The stellar, endearing cast possesses a litany of profound flaws. The boy-crazy Penny (Casey Wilson) insists on trying to make “Ah-mah-zing” happen and in the premiere realizes that she, like her bestie Max, would totally drug a friend to have sex with a hot masseuse. The sloppy, selfish Max (Adam Pally), a boorish, bro-ish gay guy, is both cuddly teddy bear and perpetual mooch, the kind of dude who actually did drug a friend to have sex with a hot masseuse. The fierce, bossy Jane (Eliza Coupe) is basically “Modern Family’s” Claire Dunphy with a sympathetic edit: controlling, all knowing, but so, so badass. Her husband, Brad (Damon Wayans Jr.), is generally unassailable, but spends the whole premiere fearfully lying to his wife and playing with his old, lame ventriloquist dummy. And then there’s dopey Dave (Zachary Knighton) and the dopier Alex (Elisha Cuthbert), reunited and emotionally stunted, who, in the first episode, ruin their respective dates because they're immature and because, like everyone else in their group of friends, they don't care what anyone but their pals thinks of them.

“Happy Endings” has one of the deepest casts in television, but if I had to identify just one actor as evidence of why “Happy Endings” has come to work so well it would be the dark horse Cuthbert. She isn’t the best actor on cast — or even the third best — but she is by far the most improved. When “Happy Endings” began, Alex and Dave were the show’s weak links, cursed to play dull and normal against actors as creative, antic and spiky as Pally, Coupe and Wayans Jr. But Cuthbert and the writers dug deep on Alex, working hard all last season to make her over into just as much of a weirdo as her castmates. (The first really great episode of “Happy Endings” was the one in which Alex went full dolt, covering her face in barbecue sauce while downing a plate of ribs.) As of this season, Alex is a fully formed goofball, a blithe, good-natured dum-dum. She gamely transformed herself from a nonentity into a fool, and the laughs followed.

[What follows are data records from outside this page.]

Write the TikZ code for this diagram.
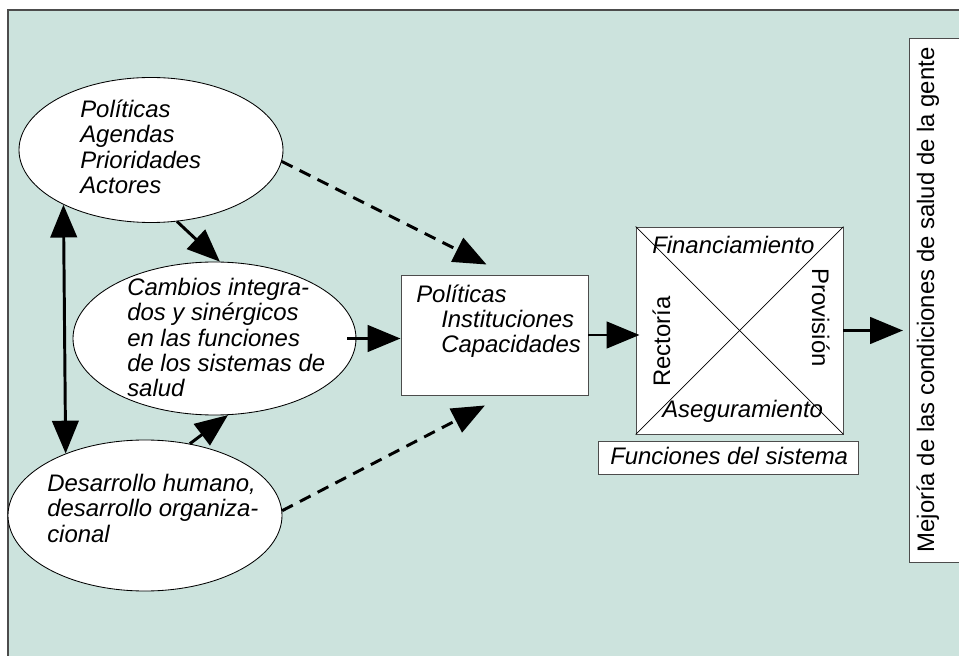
\documentclass[tikz,border=0pt]{standalone}
\usepackage{fontspec}
\setmainfont{Liberation Sans}
\usetikzlibrary{shapes.geometric,arrows.meta,positioning}

\definecolor{fondo}{RGB}{204,227,221}

\tikzstyle{oval} = [ellipse, draw=black, fill=white, line width=0.6pt, inner sep=0pt]
\tikzstyle{process} = [rectangle, draw=black!70, fill=white, line width=0.7pt, inner sep=0pt]
\tikzstyle{texto} = [anchor=base west, align=left, inner sep=0pt, font=\fontsize{17}{18.1}\selectfont\itshape]
\tikzstyle{recto} = [anchor=base, inner sep=0pt, font=\fontsize{17}{18.1}\selectfont]
\tikzstyle{arrow} = [line width=2.1pt, -{Triangle[length=0.82cm,width=0.66cm]}]
\tikzstyle{doublearrow} = [line width=2.1pt, {Triangle[length=0.82cm,width=0.66cm]}-{Triangle[length=0.82cm,width=0.66cm]}]
\tikzstyle{dasharrow} = [arrow, dash pattern=on 0.3cm off 0.2cm]

\begin{document}
\begin{tikzpicture}
	
	\useasboundingbox (0,0) rectangle (23.975,-16.4);
	\clip (0,0) rectangle (23.975,-16.4);
	\draw [fill=fondo, draw=black!70, line width=1.2pt] (0.2,-0.25) rectangle (25,-17);
	
	% ovals
	\node (agenda) [oval, minimum width=6.6cm, minimum height=3.625cm] at (3.775,-3.75) {};
	\node (cambios) [oval, minimum width=7.075cm, minimum height=3.825cm] at (5.3625,-8.4625) {};
	\node (desarrollo) [oval, minimum width=6.85cm, minimum height=3.775cm] at (3.625,-12.8875) {};
	\node (t agenda) [texto] at (2.0,-4.8375) {Políticas\\Agendas\\Prioridades\\Actores};
	\node (t cambios) [texto] at (3.175,-9.925) {Cambios integra-\\dos y sinérgicos\\en las funciones\\de los sistemas de\\salud};
	\node (t desarrollo) [texto] at (1.175,-13.55) {Desarrollo humano,\\desarrollo organiza-\\cional};
	
	% boxes
	\node (politicas) [process, minimum width=4.675cm, minimum height=3cm] at (12.3625,-8.375) {};
	\node (t politicas) [texto] at (10.4,-8.825) {Políticas\\\hspace*{0.625cm}Instituciones\\\hspace*{0.625cm}Capacidades};
	\node (funciones) [process, minimum width=5.175cm, minimum height=5.175cm] at (18.4875,-8.2625) {};
	\draw [line width=0.5pt] (funciones.north west) -- (funciones.south east);
	\draw [line width=0.5pt] (funciones.north east) -- (funciones.south west);
	\node (financ) [texto] at (16.3,-6.35) {Financiamiento};
	\node (aseg) [texto] at (16.55,-10.425) {Aseguramiento};
	\node (rectoria) [recto, rotate=90] at (16.75,-8.5375) {Rectoría};
	\node (provision) [recto, rotate=-90] at (20.3,-7.9375) {Provisión};
	\node (sistema) [process, minimum width=6.5cm, minimum height=0.825cm] at (18.2,-11.4375) {};
	\node (t sistema) [texto] at (15.25,-11.6) {Funciones del sistema};
	\node (gente) [process, minimum width=1.5cm, minimum height=13.1cm, anchor=north west] at (22.725,-0.95) {};
	\node (t gente) [recto, rotate=90] at (23.35,-7.5) {Mejoría de las condiciones de salud de la gente};
	
	%arrow
	\draw [doublearrow] (agenda.212.6) -- (desarrollo.142.5);
	\draw [arrow] (agenda.-70) -- (cambios.86);
	\draw [arrow] (desarrollo.58) -- (cambios.-80);
	\draw [dasharrow] (agenda.-5) -- ([xshift=-0.2cm,yshift=0.25cm]politicas.north);
	\draw [dasharrow] (desarrollo.2) -- ([xshift=-0.24cm,yshift=-0.25cm]politicas.south);
	\draw [arrow] ([xshift=-0.225cm]cambios.east) -- (cambios.east -| politicas.west);
	\draw [arrow, shorten >=-0.1cm] (politicas.east) -- (politicas.east -| funciones.west);
	\draw [arrow, shorten >=0.15cm] (funciones.east) -- (funciones.east -| gente.west);
	
\end{tikzpicture}
\end{document}
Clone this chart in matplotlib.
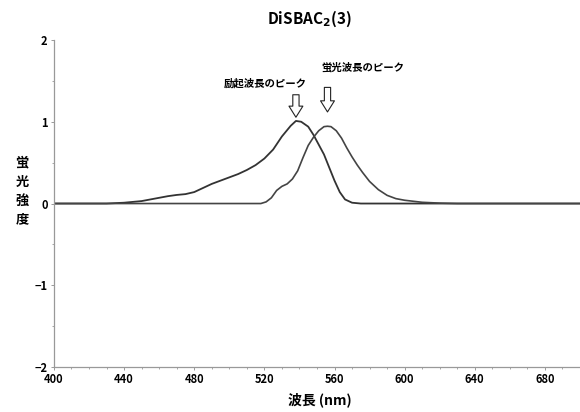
import matplotlib
matplotlib.use('Agg')
import matplotlib.pyplot as plt
from matplotlib.ticker import MultipleLocator

plt.rcParams['font.family'] = ['Noto Sans CJK JP', 'DejaVu Sans']
plt.rcParams['font.weight'] = 'bold'

# excitation spectrum (nm, relative intensity)
ex_wl = [400, 430, 440, 450, 460, 465, 470, 475, 480, 485, 490, 495, 500, 505,
         510, 515, 520, 525, 530, 535, 538, 541, 545, 548, 551, 554, 557, 560,
         563, 566, 570, 575, 700]
ex_val = [0, 0, 0.01, 0.03, 0.07, 0.09, 0.105, 0.115, 0.14, 0.19, 0.24, 0.28, 0.32, 0.36,
          0.41, 0.47, 0.55, 0.66, 0.82, 0.95, 1.01, 1.0, 0.94, 0.84, 0.72, 0.6, 0.44, 0.28,
          0.14, 0.05, 0.01, 0, 0]

# emission spectrum
em_wl = [400, 518, 521, 524, 527, 530, 533, 536, 539, 542, 545, 548, 551, 554, 556,
         558, 561, 564, 567, 570, 573, 576, 580, 585, 590, 595, 600, 610, 620, 630, 700]
em_val = [0, 0, 0.02, 0.07, 0.16, 0.21, 0.24, 0.3, 0.4, 0.56, 0.71, 0.81, 0.89, 0.94, 0.945,
          0.94, 0.89, 0.8, 0.68, 0.57, 0.47, 0.38, 0.27, 0.17, 0.1, 0.06, 0.04, 0.015, 0.005, 0, 0]

xticks = [400, 440, 480, 520, 560, 600, 640, 680]
yticks = [-2, -1, 0, 1, 2]

ex_peak = 538
em_peak = 556

fig = plt.figure(figsize=(5.8, 4.12), dpi=100)
ax = fig.add_axes([0.093, 0.109, 0.907, 0.794])

ax.plot(ex_wl, ex_val, color='#333333', lw=1.3)
ax.plot(em_wl, em_val, color='#444444', lw=1.2)

ax.set_xlim(400, 700)
ax.set_ylim(-2, 2)
ax.set_xticks(xticks)
ax.set_yticks(yticks)
ax.set_yticklabels(['\u22122', '\u22121', '0', '1', '2'])
ax.xaxis.set_minor_locator(MultipleLocator(10))
ax.yaxis.set_minor_locator(MultipleLocator(0.5))
ax.tick_params(axis='both', which='major', length=2.5, width=0.7, color='#999999',
               labelsize=8, pad=2)
ax.tick_params(axis='both', which='minor', length=1.5, width=0.6, color='#999999')

for s in ['top', 'right']:
    ax.spines[s].set_visible(False)
for s in ['left', 'bottom']:
    ax.spines[s].set_color('#999999')
    ax.spines[s].set_linewidth(0.9)

arrow = dict(arrowstyle='simple,head_length=0.8,head_width=1.0,tail_width=0.45',
             fc='white', ec='#222222', lw=0.8, shrinkA=0, shrinkB=0, mutation_scale=10)
ax.annotate('', xy=(ex_peak, 1.055), xytext=(ex_peak, 1.33), arrowprops=arrow)
ax.annotate('', xy=(em_peak, 1.12), xytext=(em_peak, 1.42), arrowprops=arrow)

ax.text(520.5, 1.47, '励起波長のピーク', ha='center', va='center', fontsize=7.5, fontweight='bold')
ax.text(576, 1.67, '蛍光波長のピーク', ha='center', va='center', fontsize=7.5, fontweight='bold')

fig.text(0.533, 0.955, r'DiSBAC$_\mathbf{2}$(3)', ha='center', va='center',
         fontsize=11, fontweight='bold')
fig.text(0.552, 0.03, '波長 (nm)', ha='center', va='center', fontsize=10, fontweight='bold')
fig.text(0.038, 0.536, '蛍\n光\n強\n度', ha='center', va='center', fontsize=9.5,
         fontweight='bold', linespacing=1.45)

fig.savefig('out.png', dpi=100)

“Happy Endings” is a remarkably energetic show, and in his review for Slate, Troy Patterson nails what makes it so: “These people are always performing for one another.” To the exclusion of everyone else in their fictional world, these six friends are constantly trying to make each other laugh, react, respond, come up with the best Halloween costume, the best brunch location, the best group activity. On "Happy Endings" performative-ness is the greatest sign of love, the effort that these devoted friends will devote only to each other — and, of course, to you, the audience, sitting invisibly in the corner watching all their one-upmanship. This gang would make for supremely exhausting friends in real life, but that's what makes them such great friends to have at the remove of your TV.


By Willa Paskin

Willa Paskin is Salon's staff TV writer.